Scores die registering to vote
Suicide bomber kills 57 in Kabul in move seen as targeting election credibility
AN Islamic State suicide bomber killed at least 57 people, including women and children, and wounded 119 outside a voter registration centre in the Afghan capital Kabul yesterday in the latest attack on election preparations.
The assaults underscore growing concern about security in the leadup to legislative elections scheduled for October 20, which are seen as a test-run for next year’s presidential poll.
“It happened at the entrance. It was a suicide attack,” Kabul police chief Dawood Amin said.
Both the health and interior ministries confirmed the latest toll for the attack, which was claimed by the Islamic State group via its propaganda arm Amaq.
“They are civilians, including women and children,” Interior Ministry spokesman Najib Danish said.
The centre, in a neighbourhood heavily populated by Shiites in the west of the city, was also being used by people to register for national identification certificates, which they need to sign up to vote.
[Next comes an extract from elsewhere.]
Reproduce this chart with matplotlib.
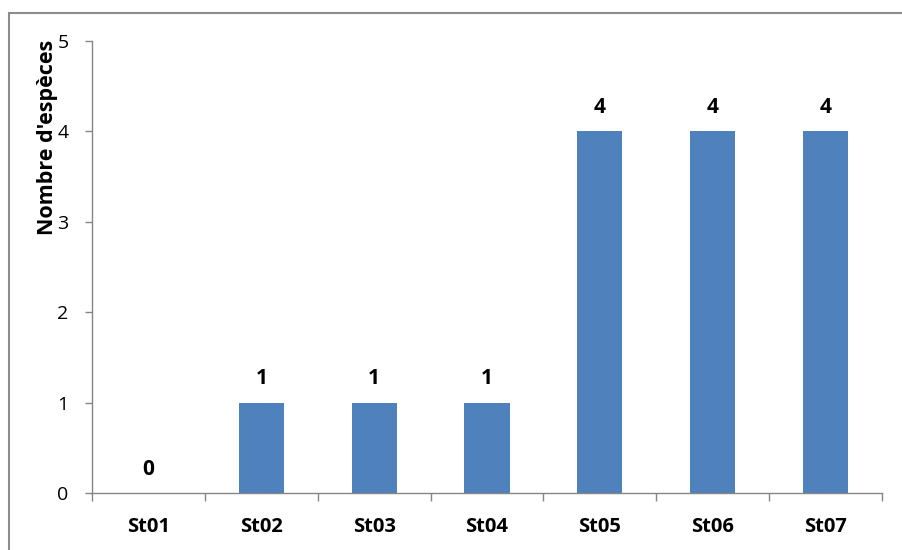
import matplotlib.pyplot as plt
from matplotlib.patches import Rectangle

stations = ['St01', 'St02', 'St03', 'St04', 'St05', 'St06', 'St07']
nb_especes = [0, 1, 1, 1, 4, 4, 4]

plt.rcParams['font.family'] = ['Open Sans', 'DejaVu Sans']

W, H = 903, 550
fig = plt.figure(figsize=(W / 100, H / 100), dpi=100)
ax = fig.add_axes([92 / W, (H - 493) / H, (882 - 92) / W, (493 - 41) / H])

# cadre autour du graphique
fig.patches.append(Rectangle((9 / W, -0.05), 1.0, (H - 13) / H + 0.05,
                             transform=fig.transFigure, fill=False,
                             edgecolor='#8c8c8c', lw=1.5))

x = range(len(stations))
ax.bar(x, nb_especes, width=0.4, color='#4f81bd')

for xi, v in zip(x, nb_especes):
    ax.annotate(str(v), (xi, v), xytext=(0, 17), textcoords='offset points',
                ha='center', va='center', fontsize=15, fontweight='bold')

ax.set_xlim(-0.5, len(stations) - 0.5)
ax.set_ylim(0, 5)
ax.set_yticks(range(6))
ax.tick_params(axis='y', labelsize=14, length=5, width=1, color='#868686', pad=12)

ax.set_xticks(list(x))
ax.set_xticklabels(stations, fontsize=14.5, fontweight='bold')
ax.set_xticks([i - 0.5 for i in range(len(stations) + 1)], minor=True)
ax.tick_params(axis='x', which='major', length=0, pad=17)
ax.tick_params(axis='x', which='minor', length=6, width=1, color='#868686')

for s in ['top', 'right']:
    ax.spines[s].set_visible(False)
for s in ['left', 'bottom']:
    ax.spines[s].set_color('#868686')
    ax.spines[s].set_linewidth(1)

fig.text(48 / W, (H - 40) / H, "Nombre d'espèces", rotation=90, ha='center',
         va='top', fontsize=15.5, fontweight='bold')

fig.savefig('out.png', dpi=100)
Sheets of paper and passport- sized photos lay scattered amid shattered glass and pools of blood on the street near badly damaged cars – grim evidence of the force of the blast that has drawn international condemnation.
“This senseless violence shows the cowardice and inhumanity of the enemies of democracy and peace in Afghanistan,” US ambassador John Bass wrote on Twitter. Nato also condemned the bombing.
The last major attack in Kabul was on March 21 when an IS bomber blew himself up in a crowd celebrating the Persian New Year holiday and killed at least 33 people.
Ariana TV showed angry crowds shouting “Death to the government!” and “Death to the Taliban!”
A wounded man in a hospital bed wept as he told the network: “I don’t know where my daughters are. God damn the attackers!”
A witness to the attack named Akbar told Tolo TV: “Now we know the government cannot provide us security: we have to get armed and protect ourselves.”
Elsewhere, a roadside explosion in the northern province of Baghlan yesterday killed six people, inclu- ding three women and two children.
President Ashraf Ghani condemned both attacks as heinous.
Afghanistan began registering voters on April 14 for the long-delayed legislative elections.
Officials have acknowledged security is a major concern because the Taliban and other militant groups control or contest large swathes of the country.
Afghan police and troops have been tasked with protecting polling centres, even as they struggle to get the upper hand against insurgents on the battlefield. Militants launched rockets at a voter registration centre in the northwestern province of Badghis on Friday.
At least one police officer had been killed and another person wounded, officials said, blaming the Taliban.
On Tuesday last week, gunmen attacked a voter registration centre in the central province of Ghor, kidnapping three election workers and two policemen. Taliban militants released the five on Thursday.
Over the next two months, authorities hope to register up to 14 million adults at more than 7 000 polling centres for the elections.